begin Data entries
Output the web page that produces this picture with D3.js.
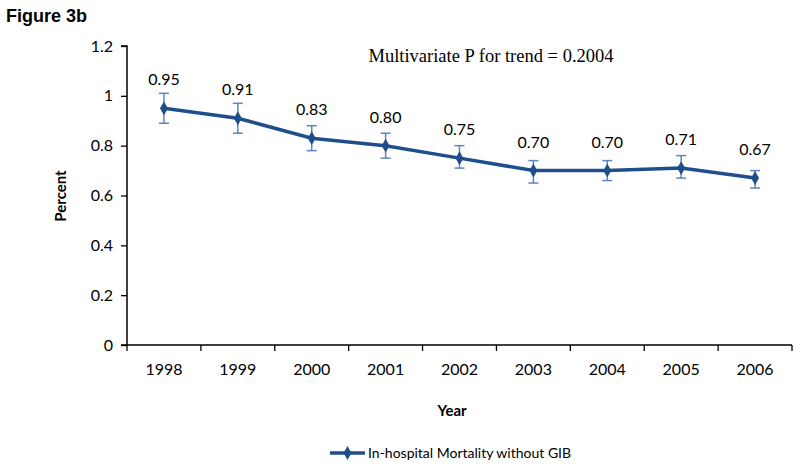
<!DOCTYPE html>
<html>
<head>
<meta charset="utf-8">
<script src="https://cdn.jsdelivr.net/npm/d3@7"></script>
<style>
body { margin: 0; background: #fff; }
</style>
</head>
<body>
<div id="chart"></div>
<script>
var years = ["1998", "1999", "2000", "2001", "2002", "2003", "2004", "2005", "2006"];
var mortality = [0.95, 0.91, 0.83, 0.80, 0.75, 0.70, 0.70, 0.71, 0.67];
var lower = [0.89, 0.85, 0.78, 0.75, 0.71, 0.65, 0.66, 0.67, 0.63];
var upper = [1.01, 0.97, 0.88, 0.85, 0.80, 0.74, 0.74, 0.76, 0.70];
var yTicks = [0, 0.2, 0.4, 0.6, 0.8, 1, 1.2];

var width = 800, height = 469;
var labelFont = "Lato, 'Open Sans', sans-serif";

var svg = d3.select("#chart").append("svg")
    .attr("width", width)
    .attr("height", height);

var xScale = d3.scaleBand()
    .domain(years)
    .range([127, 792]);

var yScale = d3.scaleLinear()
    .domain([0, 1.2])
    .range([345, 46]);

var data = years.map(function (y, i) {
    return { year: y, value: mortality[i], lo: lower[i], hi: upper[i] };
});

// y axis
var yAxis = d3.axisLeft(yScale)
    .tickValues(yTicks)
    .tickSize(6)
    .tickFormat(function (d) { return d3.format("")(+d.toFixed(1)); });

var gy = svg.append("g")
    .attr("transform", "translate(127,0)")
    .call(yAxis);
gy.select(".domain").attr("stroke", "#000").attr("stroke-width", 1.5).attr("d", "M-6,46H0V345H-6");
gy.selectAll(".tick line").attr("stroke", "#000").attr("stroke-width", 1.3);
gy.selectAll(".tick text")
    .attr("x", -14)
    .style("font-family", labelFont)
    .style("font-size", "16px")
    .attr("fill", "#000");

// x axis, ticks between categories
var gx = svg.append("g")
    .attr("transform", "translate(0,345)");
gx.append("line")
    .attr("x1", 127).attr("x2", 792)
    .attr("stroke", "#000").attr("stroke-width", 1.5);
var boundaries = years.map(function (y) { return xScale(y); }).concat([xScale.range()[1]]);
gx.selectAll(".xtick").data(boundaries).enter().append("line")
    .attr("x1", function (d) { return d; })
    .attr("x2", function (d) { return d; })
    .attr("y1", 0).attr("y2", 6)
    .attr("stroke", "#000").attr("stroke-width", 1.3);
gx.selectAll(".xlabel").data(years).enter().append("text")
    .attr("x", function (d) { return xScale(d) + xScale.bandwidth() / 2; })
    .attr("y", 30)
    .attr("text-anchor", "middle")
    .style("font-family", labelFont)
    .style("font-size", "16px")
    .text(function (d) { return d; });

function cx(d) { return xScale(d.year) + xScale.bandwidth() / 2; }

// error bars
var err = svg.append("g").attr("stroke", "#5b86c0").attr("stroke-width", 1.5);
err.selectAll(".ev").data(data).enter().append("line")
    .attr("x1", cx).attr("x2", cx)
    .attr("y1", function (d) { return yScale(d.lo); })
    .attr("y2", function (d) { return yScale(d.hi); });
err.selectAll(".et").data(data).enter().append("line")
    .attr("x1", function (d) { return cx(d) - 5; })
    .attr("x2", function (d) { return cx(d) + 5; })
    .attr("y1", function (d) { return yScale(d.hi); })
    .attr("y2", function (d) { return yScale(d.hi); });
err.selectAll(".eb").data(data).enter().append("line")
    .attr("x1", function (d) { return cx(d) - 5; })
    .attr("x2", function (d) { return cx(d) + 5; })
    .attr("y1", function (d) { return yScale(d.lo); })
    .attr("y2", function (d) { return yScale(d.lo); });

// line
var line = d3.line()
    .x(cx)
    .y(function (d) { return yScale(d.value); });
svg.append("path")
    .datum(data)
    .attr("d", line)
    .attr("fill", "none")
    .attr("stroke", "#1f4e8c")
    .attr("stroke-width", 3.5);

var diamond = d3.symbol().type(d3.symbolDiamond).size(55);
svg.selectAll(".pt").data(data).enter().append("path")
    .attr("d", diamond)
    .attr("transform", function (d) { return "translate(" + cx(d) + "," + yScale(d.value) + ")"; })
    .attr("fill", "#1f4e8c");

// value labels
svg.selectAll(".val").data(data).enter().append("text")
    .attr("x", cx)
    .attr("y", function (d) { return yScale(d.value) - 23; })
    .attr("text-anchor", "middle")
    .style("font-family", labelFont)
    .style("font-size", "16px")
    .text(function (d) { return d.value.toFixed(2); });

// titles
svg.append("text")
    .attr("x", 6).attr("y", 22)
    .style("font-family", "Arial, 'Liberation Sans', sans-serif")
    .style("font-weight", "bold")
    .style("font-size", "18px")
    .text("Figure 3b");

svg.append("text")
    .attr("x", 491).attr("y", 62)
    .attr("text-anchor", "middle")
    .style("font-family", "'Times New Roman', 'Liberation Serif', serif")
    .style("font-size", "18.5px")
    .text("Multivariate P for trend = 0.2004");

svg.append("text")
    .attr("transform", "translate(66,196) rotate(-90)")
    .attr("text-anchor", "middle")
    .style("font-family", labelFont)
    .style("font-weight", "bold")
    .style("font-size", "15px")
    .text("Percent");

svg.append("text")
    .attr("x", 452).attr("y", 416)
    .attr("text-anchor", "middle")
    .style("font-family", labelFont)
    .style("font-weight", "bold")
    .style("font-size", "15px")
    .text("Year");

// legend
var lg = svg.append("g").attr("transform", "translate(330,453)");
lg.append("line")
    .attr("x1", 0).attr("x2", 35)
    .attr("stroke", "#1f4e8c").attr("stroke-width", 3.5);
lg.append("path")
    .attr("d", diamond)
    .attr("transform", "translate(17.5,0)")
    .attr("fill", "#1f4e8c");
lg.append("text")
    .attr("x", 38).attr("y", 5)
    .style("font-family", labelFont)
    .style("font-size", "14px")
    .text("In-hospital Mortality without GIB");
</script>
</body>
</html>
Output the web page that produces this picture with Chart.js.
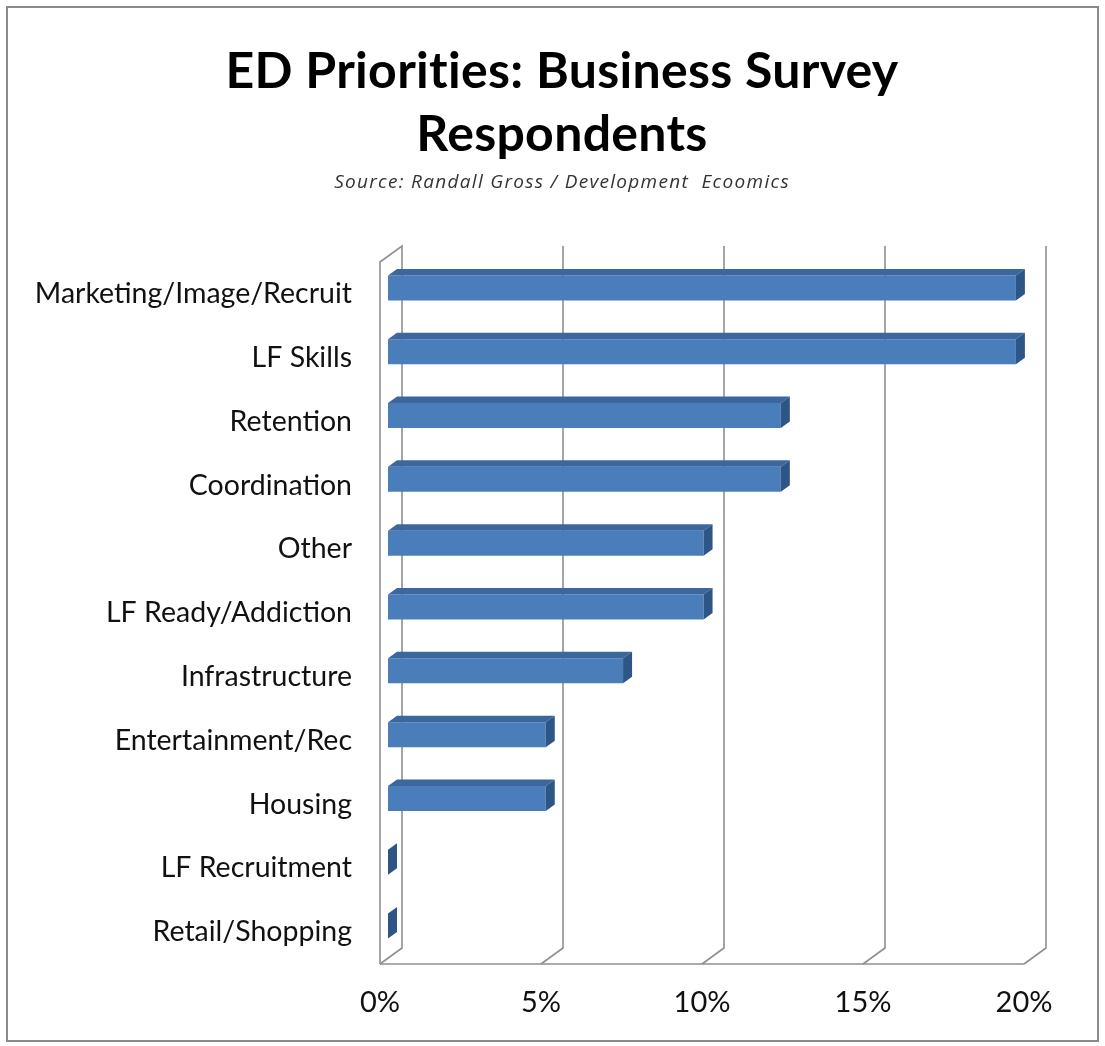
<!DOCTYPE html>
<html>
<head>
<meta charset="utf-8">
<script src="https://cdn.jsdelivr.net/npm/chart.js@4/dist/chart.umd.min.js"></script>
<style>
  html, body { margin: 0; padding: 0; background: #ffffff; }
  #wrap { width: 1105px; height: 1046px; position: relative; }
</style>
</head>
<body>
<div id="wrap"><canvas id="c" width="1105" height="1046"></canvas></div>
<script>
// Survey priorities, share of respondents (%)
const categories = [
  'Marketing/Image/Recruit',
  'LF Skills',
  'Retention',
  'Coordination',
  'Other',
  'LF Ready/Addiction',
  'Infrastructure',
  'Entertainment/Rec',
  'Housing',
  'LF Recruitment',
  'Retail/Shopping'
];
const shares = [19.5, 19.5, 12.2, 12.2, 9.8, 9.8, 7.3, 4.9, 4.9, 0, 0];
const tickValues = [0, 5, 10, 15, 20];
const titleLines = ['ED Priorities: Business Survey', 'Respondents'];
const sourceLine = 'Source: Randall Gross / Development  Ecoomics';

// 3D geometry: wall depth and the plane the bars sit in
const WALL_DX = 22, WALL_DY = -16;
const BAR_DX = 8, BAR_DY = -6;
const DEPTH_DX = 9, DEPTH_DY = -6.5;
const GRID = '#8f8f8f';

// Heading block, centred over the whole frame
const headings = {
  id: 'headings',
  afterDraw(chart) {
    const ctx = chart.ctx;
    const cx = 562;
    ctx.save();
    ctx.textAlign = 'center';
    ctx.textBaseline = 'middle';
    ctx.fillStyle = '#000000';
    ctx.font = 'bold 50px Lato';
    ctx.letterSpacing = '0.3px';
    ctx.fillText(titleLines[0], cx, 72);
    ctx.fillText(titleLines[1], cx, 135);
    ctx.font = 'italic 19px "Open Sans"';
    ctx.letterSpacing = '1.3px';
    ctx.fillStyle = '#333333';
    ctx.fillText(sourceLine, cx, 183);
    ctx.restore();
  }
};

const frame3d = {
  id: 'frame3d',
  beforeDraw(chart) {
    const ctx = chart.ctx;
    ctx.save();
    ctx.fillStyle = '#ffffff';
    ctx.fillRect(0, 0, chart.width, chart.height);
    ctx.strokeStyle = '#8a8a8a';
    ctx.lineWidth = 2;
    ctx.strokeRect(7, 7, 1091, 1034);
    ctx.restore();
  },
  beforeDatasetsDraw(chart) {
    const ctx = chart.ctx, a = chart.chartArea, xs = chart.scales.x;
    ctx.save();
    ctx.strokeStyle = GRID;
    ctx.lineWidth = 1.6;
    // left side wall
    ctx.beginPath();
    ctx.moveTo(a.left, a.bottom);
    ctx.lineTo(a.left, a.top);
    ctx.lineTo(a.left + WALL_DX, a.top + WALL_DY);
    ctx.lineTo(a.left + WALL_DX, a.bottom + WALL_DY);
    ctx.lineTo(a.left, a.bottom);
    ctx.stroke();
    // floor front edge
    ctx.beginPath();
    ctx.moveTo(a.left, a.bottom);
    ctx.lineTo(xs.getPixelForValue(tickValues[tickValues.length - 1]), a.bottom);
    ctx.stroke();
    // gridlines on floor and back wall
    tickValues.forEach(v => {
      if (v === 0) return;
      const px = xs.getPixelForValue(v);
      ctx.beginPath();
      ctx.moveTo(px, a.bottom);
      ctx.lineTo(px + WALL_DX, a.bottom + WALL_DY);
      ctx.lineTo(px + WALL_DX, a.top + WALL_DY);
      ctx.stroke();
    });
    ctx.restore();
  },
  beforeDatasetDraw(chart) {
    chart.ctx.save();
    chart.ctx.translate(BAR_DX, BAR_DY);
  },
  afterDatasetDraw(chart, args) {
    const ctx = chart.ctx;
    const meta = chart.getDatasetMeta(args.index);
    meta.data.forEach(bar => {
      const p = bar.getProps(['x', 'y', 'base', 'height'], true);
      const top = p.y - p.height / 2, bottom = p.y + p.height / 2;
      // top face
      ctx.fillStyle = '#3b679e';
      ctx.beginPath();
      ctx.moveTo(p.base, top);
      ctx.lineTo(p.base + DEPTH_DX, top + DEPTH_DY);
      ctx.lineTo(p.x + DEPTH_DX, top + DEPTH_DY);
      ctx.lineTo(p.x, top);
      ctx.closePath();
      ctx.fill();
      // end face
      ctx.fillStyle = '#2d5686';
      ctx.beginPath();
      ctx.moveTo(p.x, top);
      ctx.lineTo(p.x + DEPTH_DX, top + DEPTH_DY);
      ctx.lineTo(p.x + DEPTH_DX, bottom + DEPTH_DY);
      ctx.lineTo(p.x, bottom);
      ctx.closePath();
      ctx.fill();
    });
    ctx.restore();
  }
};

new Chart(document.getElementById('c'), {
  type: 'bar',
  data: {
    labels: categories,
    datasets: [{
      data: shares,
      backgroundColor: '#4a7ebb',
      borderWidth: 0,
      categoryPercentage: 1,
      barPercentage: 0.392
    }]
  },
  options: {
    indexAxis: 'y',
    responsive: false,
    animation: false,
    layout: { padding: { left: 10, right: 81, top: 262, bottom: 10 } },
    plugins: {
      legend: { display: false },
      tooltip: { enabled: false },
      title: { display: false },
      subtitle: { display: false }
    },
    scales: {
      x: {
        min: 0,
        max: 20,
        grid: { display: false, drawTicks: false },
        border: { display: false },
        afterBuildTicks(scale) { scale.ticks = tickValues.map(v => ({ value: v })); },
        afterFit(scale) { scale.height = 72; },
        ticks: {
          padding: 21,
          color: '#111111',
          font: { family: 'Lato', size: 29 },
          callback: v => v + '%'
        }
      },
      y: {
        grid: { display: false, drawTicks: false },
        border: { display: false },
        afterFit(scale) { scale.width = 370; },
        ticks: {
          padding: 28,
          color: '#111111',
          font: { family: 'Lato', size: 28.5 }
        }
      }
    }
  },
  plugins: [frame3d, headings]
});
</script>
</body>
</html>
end Data entries
● What this task involves: In the entries above, how many lines hold the word "that"? State the number and nothing else.

● Correct output: 2